In this connection, we hear of other categories of people who gradually pass away into oblivion – sometimes back there were news that conch shells and articles made out of these are going out of fashion, even the raw material has vanished from the market post Tsunami. Likewise, the potters (not Harry, he is doing roaring business!) have lost out to throwaway varieties of cups, plates and tumblers. The priests, who used to attend to their devotees on a generation-to-generation basis, are also hard to come by. Today’s priests are gainfully employed elsewhere and, donning the garb to perform the tricky rituals of invoking the Gods or Goddesses is more of a pastime for them. In many instances, the devotees have eliminated the third party interference altogether – pre recorded cassettes are available in plenty. These contain step by step directions of how to progress towards attaining enlightenment and, possibly, nirvana.

The latest trend is to propiate the Gods via the internet – probably, the response is faster!

Tuesday, August 02, 2005

ills, pills and PILs

Pills come in two varieties – the sweet and the bitter. Most of the bitter ones are sugar coated for X-tra special Zing. Then there are the sleeping pills and the morning-after pills apart from pills that one pops into ones mouth as a matter of routine to improve the functions of the various human organs.

PILs, on the other hand, are a means to eradicate the ills that affect our society.
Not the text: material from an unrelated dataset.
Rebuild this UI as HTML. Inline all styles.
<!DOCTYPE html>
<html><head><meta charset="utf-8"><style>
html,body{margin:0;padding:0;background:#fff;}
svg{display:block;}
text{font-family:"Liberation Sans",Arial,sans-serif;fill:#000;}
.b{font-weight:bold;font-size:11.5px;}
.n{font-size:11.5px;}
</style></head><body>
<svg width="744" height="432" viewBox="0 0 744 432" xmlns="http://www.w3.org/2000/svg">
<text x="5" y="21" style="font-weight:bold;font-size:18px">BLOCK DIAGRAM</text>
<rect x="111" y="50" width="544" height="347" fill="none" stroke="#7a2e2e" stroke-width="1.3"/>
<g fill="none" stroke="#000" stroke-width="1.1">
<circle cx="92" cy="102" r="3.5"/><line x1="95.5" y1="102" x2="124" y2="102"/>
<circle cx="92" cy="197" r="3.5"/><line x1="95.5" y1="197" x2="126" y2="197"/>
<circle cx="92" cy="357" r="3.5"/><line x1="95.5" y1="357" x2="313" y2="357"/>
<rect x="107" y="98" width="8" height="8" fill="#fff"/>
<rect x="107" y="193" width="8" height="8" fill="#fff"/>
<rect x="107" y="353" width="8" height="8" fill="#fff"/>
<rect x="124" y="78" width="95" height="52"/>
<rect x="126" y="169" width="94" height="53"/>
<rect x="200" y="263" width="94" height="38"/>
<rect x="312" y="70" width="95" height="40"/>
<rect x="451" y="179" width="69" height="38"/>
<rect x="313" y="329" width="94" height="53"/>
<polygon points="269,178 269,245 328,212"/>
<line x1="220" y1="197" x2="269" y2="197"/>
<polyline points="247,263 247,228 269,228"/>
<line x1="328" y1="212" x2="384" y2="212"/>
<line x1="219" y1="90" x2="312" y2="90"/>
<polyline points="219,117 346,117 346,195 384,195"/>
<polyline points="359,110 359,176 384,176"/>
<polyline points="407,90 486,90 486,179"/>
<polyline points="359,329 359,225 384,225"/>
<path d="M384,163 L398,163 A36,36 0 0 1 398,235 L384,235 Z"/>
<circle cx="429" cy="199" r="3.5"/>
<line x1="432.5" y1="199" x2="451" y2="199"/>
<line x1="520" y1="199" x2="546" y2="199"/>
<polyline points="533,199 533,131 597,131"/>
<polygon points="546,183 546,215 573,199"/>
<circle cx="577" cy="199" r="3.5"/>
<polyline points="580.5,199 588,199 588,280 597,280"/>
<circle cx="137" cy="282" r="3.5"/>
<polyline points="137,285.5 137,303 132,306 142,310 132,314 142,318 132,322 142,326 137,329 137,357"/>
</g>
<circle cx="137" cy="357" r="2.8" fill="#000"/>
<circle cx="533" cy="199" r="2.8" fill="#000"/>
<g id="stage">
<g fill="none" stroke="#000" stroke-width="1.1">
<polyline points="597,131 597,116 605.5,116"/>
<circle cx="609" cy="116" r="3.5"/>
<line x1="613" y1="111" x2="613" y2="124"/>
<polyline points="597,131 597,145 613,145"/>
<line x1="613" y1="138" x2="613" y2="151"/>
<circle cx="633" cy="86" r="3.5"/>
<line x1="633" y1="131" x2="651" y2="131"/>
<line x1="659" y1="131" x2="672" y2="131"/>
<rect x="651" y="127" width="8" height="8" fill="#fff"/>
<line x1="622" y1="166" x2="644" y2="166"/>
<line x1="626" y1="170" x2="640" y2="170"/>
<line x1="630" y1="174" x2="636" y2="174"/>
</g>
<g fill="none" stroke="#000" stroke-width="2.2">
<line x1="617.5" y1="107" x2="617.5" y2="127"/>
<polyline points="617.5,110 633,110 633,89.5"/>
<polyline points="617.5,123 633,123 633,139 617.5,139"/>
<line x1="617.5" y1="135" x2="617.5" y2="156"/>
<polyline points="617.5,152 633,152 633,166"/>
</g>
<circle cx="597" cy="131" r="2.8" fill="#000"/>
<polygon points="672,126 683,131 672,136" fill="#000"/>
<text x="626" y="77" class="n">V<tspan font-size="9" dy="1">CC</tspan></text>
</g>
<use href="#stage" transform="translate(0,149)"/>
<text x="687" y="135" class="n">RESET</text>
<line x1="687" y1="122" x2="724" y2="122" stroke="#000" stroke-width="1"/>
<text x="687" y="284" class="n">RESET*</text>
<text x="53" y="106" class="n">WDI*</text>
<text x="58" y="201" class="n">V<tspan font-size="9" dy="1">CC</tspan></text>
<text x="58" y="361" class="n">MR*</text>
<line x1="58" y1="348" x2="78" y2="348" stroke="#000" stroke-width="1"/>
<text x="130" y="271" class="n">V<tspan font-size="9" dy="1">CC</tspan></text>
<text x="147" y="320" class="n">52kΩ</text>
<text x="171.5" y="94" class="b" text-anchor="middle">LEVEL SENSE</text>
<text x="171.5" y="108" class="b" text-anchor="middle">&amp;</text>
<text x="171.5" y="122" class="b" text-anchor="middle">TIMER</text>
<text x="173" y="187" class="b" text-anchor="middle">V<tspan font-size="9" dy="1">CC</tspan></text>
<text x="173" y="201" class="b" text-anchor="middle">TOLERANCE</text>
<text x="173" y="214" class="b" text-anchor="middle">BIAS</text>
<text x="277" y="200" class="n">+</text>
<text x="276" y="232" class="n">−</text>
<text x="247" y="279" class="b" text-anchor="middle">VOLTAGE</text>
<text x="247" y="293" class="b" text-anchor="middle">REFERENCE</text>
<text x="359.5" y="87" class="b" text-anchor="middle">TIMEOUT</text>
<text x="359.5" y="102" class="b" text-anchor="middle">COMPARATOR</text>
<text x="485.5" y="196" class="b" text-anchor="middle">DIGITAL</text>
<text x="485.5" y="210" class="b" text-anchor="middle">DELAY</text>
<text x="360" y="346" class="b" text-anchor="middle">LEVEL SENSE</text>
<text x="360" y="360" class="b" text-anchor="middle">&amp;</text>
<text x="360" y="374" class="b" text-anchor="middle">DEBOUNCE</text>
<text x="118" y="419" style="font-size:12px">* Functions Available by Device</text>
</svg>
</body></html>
It is a term that is gaining popularity – the full form is Public Interest Litigation. As the name implies, it is all about Social Justice. Any citizen has the power to demand justice and approach the Honorable Court to decide in favor of whatever is right if he feels that a wrong has been done. The person who does so need not necessarily be affected as such, as a citizen of a free democratic country, he can take up cudgels on behalf of a group of persons or a community. In this connection, the following can be referred – ‘…..In 1982, the Supreme Court conceded that unusual measures were warranted to enable people the full realization of not merely their civil and political rights, but the enjoyment of economic, social, and cultural rights, and in its far- reaching decision in the case of PUDR [People's Union for Democratic Rights] vs. Union of India [1982 (2) S.C.C. 253], it recognized that a third party could directly petition, whether through a letter or other means, the Court and seek its intervention in a matter where another party's fundamental rights were being violated…..’

"Public interest Litigation", in simple words, means, litigation filed in a court of law, for the protection of "Public Interest", such as pollution, Terrorism, Road safety, constructional hazards etc.
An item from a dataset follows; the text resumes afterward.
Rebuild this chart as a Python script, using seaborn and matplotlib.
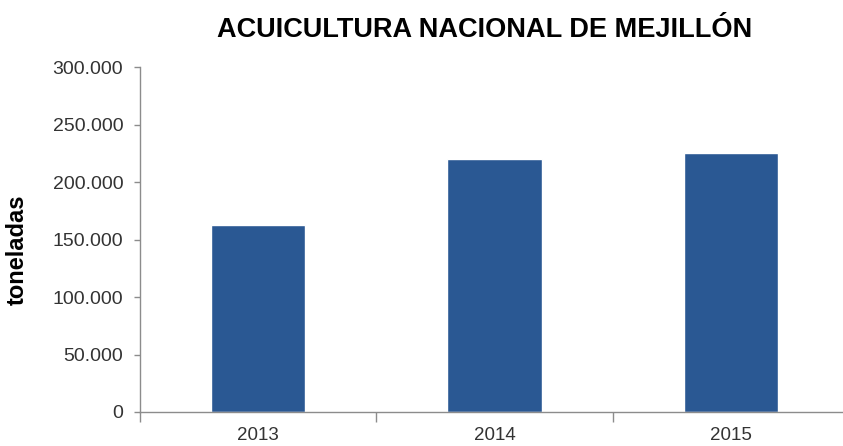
import numpy as np
import pandas as pd
import seaborn as sns
import matplotlib.pyplot as plt
from matplotlib.ticker import FuncFormatter, FixedLocator

# data
years = ["2013", "2014", "2015"]
toneladas = [162500, 220000, 225300]
y_ticks = [0, 50000, 100000, 150000, 200000, 250000, 300000]

df = pd.DataFrame({"year": years, "toneladas": toneladas})

sns.set_theme(style="white")
plt.rcParams["font.family"] = ["Liberation Sans", "DejaVu Sans"]

fig = plt.figure(figsize=(8.43, 4.46), dpi=100)
ax = fig.add_axes([140 / 843, 34 / 446, 709 / 843, 344.7 / 446])

sns.barplot(data=df, x="year", y="toneladas", color="#2A5893", width=0.4,
            saturation=1, ax=ax)

ax.set_xlim(-0.5, 2.5)
ax.set_ylim(0, 300000)
ax.set_yticks(y_ticks)
ax.yaxis.set_major_formatter(FuncFormatter(lambda v, p: f"{int(v):,}".replace(",", ".")))

# spines
for s in ["top", "right"]:
    ax.spines[s].set_visible(False)
for s in ["left", "bottom"]:
    ax.spines[s].set_color("#8c8c8c")
    ax.spines[s].set_linewidth(1)

ax.tick_params(axis="y", left=True, length=4, width=1, color="#8c8c8c",
               labelsize=14, labelcolor="#333333", pad=8)
ax.tick_params(axis="x", which="major", length=0, labelsize=13.5,
               labelcolor="#333333", pad=11)
ax.xaxis.set_minor_locator(FixedLocator([-0.5, 0.5, 1.5]))
ax.tick_params(axis="x", which="minor", bottom=True, length=7, width=1, color="#8c8c8c")

ax.set_xlabel("")
ax.set_ylabel("toneladas", fontsize=17, fontweight="bold", color="black")
ax.yaxis.set_label_coords(-(140 - 29) / 709, 0.47)

fig.text(485 / 843, 1 - 30 / 446, "ACUICULTURA NACIONAL DE MEJILLÓN",
         ha="center", va="center", fontsize=19.5, fontweight="bold", color="black")

fig.savefig("out.png", dpi=100)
PUBLIC INTEREST LITIGATION is not defined in any statute or in any act. It has been interpreted by judges to consider the intent of public at large. Although, the main and only focus of such litigation is only "Public Interest" there are various areas where a PUBLIC INTEREST LITIGATION can be filed. For e.g.
- Violation of basic human rights of the poor
- Content or conduct of government policy
- Compel municipal authorities to perform a public duty.
- Violation of religious rights or other basic fundamental rights.
Public Interest Litigation popularly termed PIL has attained much significance than anticipated as against the traditional and conventional litigations. It is a strategic arm of the legal aid movement which is intended to bring justice within the reach of poor masses who constitute the law visibility area of humanity, and, is a totally different kind of litigation from the ordinary litigation, which is essentially of an adverse character, having dispute between two litigating parties; one making claim or seeking relief against the other opposing such claim or resisting such relief.

WPSI initially filed a Public Interest Petition in the Jammu and Kashmir High Court in April 1998, requesting the State Government to ban the manufacture and sale of shahtoosh shawls and to abide by national and international laws and conventions.
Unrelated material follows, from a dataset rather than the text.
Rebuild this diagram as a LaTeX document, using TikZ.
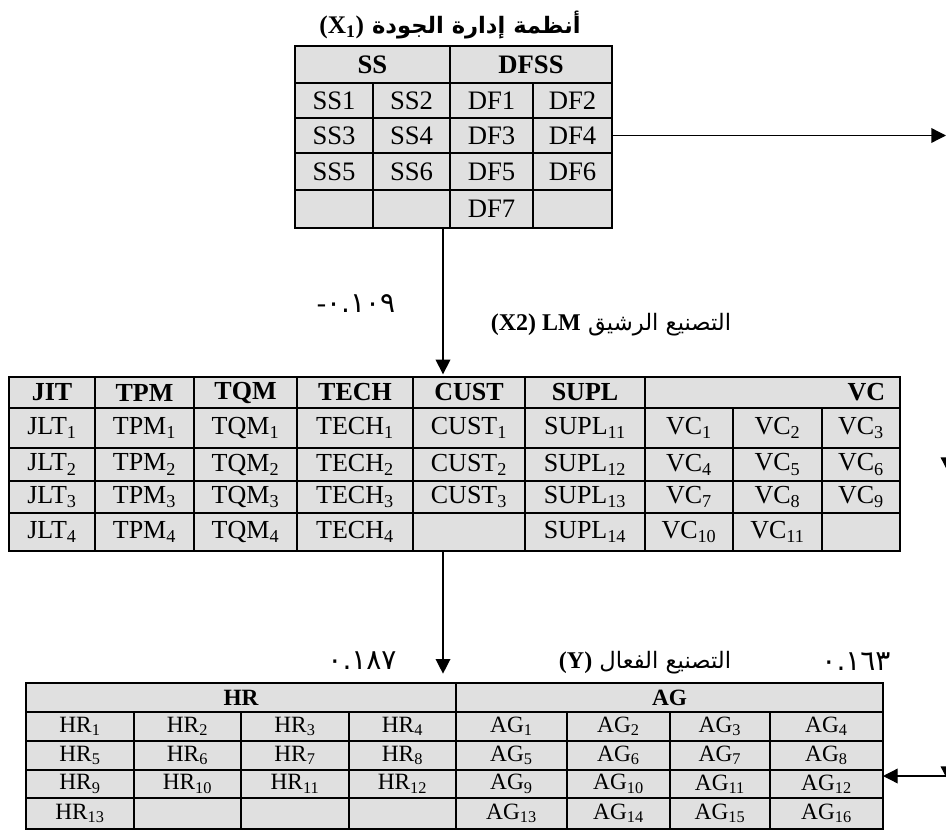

One of the best examples is the one by Naveen Jindal Vice-Chairman and Managing Director of Jindal Steel & Power Ltd (JSPL), the man who fought and won for every Indian citizen the right to fly the national flag.

The latest in this list will probably be the one planned by the film industry bigwigs against the Government of Maharastra on its inept handling of the flood situation that is reportedly the worst in the history of the last 100 years.

mum-bye to shang-high

Normally, the distance between two fixed points remains constant, come what may. But, in the case of Mumbai and Shanghai, we observe that the distance keeps on increasing. Doubts are being raised in certain quarters as to whether the crown of the Financial Capital will look better on another head. No one can recollect wastage of so many days of activities in any other metropolitan city due to rains. Schools are forced to declare holidays, employees are compelled to remain night long prisoners in the office, and commuters have no other alternative but to wade through knee deep and sometimes waist deep waters to reach safety. It is natural that it rains during the monsoons; if the rains are delayed it spells doom for farmers and city folks alike. Farmers - because they are unable to till the soil and plant seeds and raise crops to feed the hungry populace the following year. City folks - because if the reservoirs do not get their quota of water, the effect will be felt only the following summer.

City fathers are meant to ensure that, when it rains, the rain water has a smooth journey down the drains and sewers to its final resting place and does stop midway to clog the gutters with discarded polythene bags, waste paper, leaves and an assortment of garbage from orange and banana peels to empty packets of pan masala.. If the passage is not smooth, it results in accumulation of dirty, filthy water that carry hundreds of thousands of germs. These cannot be wished away as natural phenomena and vagaries of nature. They are lame excuses. Shanghai also faces the rainy season, has it ever been reported that excess rainfall leads to chaotic conditions there, that power supply remains cut off for days, that anti social elements take advantage of the situation and cry ‘tsunami is coming, run for your lives’ resulting in death of innocents?

Obviously, there are certain actions that need to be planned in advance and executed before the onset of the rainy season. A leading tyre manufacturer gives advance notice of the probable date of the strike (of the monsoons!) Others can take the initiative and repeatedly keep telling the city fathers that – you have so many days to get your things in order else you will lose out in the race for supremacy.